DES MOINES, Iowa (KCCI/CNN/Gray News) – Students all over Iowa know how much of a burden student debt can be.
It's so overwhelming that many students don't go to college.
Four years ago, that was going to be the case for Kira Conrad until a carpenter she had never met from Des Moines changed everything.
The Winterset native had the grades to be a therapist, but not the tuition money.
“I grew up in a single-parent household and I had three older sisters so paying for all four of us was never an option,” Conard said.
So, at her high school graduation party, she was preparing to break the news, college just wasn't possible.
"Almost made me feel powerless,” Conrad said. “I want to do this. I have this goal, but I can't get there just because of the financial part."
Then, her phone rang.
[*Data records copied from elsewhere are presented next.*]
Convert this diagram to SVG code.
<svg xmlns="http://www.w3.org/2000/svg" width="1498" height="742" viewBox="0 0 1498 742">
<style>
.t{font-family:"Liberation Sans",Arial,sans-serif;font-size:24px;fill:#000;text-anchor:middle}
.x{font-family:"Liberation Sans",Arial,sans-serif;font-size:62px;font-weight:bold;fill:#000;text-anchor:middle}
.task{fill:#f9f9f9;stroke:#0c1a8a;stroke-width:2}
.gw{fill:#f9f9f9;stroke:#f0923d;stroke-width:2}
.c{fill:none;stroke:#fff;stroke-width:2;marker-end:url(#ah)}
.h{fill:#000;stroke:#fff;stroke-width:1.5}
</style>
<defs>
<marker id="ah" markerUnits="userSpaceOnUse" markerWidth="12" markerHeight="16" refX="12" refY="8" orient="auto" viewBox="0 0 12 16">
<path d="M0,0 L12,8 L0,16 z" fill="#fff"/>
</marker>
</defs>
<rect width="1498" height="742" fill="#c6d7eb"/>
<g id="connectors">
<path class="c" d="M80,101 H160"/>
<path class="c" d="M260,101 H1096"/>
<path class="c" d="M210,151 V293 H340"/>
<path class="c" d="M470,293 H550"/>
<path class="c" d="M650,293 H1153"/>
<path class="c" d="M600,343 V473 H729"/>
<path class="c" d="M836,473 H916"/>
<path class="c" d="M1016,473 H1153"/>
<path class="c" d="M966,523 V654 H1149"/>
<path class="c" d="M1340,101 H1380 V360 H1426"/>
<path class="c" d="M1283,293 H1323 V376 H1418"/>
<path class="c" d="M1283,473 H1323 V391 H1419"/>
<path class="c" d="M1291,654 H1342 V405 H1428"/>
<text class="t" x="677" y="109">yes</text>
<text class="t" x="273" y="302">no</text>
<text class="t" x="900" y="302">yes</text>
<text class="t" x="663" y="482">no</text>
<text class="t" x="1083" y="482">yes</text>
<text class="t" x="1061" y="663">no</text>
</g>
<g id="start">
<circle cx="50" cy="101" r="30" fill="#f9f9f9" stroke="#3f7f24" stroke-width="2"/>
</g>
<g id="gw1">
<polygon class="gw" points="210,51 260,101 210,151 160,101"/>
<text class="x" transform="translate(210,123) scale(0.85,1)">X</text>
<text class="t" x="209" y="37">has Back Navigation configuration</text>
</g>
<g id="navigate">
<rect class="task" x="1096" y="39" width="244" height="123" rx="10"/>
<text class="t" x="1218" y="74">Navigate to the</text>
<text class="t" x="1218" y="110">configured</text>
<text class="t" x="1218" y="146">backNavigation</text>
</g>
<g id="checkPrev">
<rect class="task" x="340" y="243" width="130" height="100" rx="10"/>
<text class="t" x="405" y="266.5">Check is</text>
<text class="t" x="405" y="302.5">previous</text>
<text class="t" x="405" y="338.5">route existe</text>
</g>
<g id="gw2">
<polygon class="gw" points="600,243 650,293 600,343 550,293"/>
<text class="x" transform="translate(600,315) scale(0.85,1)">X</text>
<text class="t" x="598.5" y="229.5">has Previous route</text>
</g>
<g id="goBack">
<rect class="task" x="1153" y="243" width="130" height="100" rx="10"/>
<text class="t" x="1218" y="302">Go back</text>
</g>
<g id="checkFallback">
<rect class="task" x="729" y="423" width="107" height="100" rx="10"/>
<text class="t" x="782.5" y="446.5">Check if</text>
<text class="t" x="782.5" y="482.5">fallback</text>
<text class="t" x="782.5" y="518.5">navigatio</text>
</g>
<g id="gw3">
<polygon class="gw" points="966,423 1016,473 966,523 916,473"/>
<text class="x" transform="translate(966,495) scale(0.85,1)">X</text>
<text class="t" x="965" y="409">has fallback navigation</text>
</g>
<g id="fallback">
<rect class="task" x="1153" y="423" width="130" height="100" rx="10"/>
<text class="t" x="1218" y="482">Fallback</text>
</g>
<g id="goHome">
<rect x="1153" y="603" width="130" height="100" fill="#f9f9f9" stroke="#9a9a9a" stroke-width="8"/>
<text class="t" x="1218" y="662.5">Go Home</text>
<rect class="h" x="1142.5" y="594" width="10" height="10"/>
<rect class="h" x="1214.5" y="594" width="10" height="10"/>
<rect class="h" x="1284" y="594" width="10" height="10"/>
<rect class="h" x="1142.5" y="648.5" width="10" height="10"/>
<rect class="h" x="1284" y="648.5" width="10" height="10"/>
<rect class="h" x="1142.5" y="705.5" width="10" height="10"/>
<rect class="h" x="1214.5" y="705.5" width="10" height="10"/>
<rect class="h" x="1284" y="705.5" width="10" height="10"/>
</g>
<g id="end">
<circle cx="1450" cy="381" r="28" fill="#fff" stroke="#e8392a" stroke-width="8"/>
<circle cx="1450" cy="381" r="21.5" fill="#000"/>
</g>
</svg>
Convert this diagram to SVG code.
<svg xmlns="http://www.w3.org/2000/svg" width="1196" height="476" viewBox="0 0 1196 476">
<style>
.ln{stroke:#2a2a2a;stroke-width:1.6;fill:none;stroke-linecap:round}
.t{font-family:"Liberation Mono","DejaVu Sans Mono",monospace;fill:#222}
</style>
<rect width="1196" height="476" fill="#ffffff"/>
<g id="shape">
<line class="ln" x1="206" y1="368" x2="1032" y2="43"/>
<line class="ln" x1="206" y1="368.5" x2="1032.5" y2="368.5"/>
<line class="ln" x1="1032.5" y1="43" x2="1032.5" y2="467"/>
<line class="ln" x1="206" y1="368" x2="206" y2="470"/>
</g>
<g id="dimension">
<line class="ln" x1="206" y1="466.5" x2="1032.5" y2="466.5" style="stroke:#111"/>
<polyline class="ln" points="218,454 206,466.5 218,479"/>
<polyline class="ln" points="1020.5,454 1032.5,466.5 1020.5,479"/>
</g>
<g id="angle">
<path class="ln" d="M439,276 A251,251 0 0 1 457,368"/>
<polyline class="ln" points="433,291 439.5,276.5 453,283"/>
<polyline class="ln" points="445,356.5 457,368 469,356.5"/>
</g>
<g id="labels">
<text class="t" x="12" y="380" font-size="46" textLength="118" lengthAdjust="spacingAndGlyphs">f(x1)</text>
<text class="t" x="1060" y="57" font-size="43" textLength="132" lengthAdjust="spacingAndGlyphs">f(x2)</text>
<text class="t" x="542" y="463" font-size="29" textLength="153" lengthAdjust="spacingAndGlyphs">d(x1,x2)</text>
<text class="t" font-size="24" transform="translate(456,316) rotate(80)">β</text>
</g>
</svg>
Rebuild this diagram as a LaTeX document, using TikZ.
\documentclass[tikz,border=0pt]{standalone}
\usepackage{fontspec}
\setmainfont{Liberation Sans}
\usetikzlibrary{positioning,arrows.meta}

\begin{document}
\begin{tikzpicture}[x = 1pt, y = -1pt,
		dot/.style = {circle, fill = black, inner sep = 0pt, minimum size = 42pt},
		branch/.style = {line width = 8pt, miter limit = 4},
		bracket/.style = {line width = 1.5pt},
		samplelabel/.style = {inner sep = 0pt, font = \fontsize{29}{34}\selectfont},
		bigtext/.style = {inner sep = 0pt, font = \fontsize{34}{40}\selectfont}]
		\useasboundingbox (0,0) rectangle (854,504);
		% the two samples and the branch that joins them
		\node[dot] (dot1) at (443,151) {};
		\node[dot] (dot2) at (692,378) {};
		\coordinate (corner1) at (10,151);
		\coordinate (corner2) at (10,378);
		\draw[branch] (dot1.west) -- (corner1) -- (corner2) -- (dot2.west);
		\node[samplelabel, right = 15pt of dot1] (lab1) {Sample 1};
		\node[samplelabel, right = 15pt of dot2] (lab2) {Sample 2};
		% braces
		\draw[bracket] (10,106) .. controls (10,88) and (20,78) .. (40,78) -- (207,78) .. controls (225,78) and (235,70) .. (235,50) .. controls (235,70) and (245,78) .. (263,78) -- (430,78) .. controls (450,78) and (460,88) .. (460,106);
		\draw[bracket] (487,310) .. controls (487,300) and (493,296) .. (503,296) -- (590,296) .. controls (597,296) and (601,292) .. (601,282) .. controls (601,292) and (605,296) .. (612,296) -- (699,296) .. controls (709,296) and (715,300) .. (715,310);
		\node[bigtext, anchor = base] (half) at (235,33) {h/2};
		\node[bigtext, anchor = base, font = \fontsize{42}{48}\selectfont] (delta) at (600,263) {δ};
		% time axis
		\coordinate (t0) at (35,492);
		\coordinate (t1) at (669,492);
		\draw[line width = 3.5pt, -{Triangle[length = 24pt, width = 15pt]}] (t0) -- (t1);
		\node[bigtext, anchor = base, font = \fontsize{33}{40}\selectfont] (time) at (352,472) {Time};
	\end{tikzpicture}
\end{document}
Steve Nielsen was on the other end with some life-changing news.
He was representing a man named Dale Schroeder who wanted to send small-town Iowa kids to college.
"He was that kind of a blue-collar, lunch-pail kind of a guy,” Nielson said of the carpenter who worked 67 years for the same company. “Went to work every day, worked really hard, was frugal like a lot of Iowans."
Schroeder didn’t have a lot of personal property when died in 2005.
He owned two pair of jeans – one for work and one for church – and a rusty old Chevy truck.
But one thing he did have was a lot of money in the bank.
“I kind of was curious,” said Nielson, who was Schroeder’s friend, but also his attorney. “I said, ‘How much are we talking about, Dale?’ And he said, ‘Oh, just shy of $3 million,’ and I nearly fell out of my chair.”
When Schroeder died he left instructions to send kids to college who couldn’t afford it otherwise.
Before the money ran out, the penny-pinching carpenter picked up the college tab for 33 students, at $80,000 a person.
"For a man that would never meet me, to give me basically a full ride to college, that's incredible,” Conrad said. “That doesn't happen."
Dale Schoeder's obituary said he died with no descendants.
But Saturday night, the 33 Iowans he put through college meet for a meal, gathered around the old carpenter’s lunch box and dubbed themselves “Dale's kids.”
“Dale would be extremely proud,” Nielson said.